Show each line from the listing that includes the word "this".

━━━━━━

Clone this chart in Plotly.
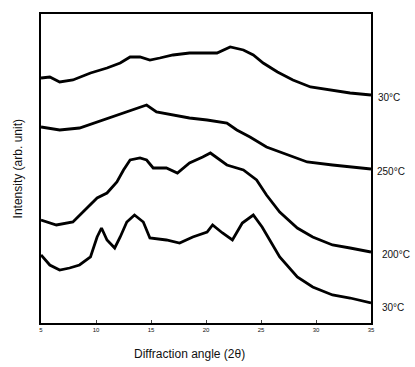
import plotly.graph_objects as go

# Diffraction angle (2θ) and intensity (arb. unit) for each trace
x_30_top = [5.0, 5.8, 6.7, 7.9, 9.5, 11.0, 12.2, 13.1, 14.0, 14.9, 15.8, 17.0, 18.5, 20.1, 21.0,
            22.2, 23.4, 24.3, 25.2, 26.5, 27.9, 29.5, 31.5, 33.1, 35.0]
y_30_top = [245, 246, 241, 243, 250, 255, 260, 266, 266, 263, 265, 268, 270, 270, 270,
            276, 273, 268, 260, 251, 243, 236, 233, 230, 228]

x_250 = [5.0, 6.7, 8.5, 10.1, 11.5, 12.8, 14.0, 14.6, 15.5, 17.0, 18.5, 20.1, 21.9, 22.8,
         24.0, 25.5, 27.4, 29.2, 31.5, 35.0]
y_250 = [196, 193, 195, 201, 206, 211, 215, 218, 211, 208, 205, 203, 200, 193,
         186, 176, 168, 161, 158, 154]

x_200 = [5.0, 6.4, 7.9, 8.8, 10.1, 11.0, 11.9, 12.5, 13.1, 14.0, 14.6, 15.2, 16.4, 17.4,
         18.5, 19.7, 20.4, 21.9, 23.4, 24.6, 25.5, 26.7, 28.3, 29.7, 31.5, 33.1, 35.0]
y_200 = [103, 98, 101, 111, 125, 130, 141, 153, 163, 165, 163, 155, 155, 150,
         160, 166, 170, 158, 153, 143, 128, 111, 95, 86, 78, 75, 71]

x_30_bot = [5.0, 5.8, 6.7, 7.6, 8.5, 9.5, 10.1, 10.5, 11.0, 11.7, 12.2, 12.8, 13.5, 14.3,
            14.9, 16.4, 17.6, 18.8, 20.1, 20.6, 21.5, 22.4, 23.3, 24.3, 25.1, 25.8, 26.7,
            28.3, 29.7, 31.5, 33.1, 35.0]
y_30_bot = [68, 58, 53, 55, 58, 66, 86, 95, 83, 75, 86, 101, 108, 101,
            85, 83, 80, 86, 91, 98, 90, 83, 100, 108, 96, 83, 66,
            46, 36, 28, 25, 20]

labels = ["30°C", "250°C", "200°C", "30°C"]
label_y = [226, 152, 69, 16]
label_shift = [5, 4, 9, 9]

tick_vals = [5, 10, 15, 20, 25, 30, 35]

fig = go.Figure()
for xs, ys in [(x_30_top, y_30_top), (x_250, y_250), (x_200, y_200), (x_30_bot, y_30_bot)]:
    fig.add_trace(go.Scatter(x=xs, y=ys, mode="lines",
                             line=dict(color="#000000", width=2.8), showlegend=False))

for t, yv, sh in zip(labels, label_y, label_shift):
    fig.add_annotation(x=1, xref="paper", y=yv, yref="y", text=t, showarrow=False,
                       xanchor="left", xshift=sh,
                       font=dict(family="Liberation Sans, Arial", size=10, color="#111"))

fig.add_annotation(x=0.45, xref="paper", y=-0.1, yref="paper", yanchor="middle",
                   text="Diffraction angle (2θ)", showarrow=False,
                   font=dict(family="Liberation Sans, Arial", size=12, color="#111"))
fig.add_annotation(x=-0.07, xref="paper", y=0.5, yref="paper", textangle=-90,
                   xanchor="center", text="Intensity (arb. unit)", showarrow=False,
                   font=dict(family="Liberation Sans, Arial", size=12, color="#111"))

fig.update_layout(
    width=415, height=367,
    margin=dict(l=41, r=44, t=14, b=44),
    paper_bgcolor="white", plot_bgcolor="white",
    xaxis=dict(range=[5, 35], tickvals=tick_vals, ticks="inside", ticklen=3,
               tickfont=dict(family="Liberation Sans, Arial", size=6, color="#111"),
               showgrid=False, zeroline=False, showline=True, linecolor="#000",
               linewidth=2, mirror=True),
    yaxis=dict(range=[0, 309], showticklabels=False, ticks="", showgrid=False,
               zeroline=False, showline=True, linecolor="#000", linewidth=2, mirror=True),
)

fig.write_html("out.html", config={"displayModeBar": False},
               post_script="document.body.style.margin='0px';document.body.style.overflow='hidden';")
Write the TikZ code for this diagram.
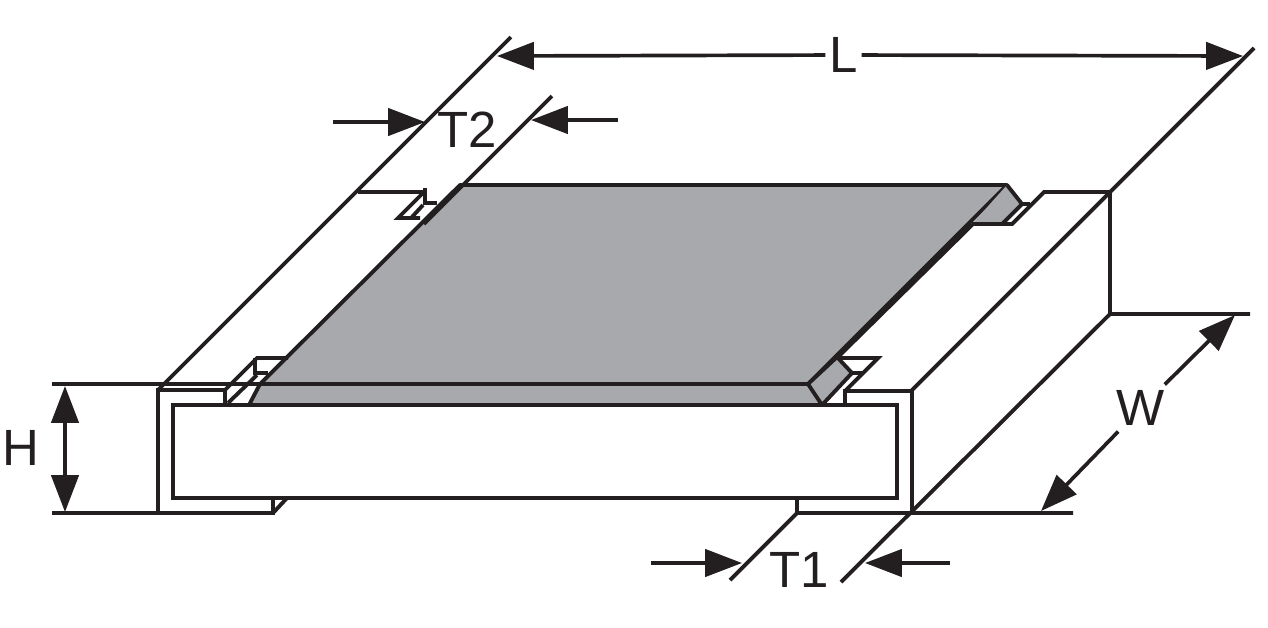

━━━━━━

*The answer:*
Clone this chart in Plotly.
Write the TikZ code for this diagram.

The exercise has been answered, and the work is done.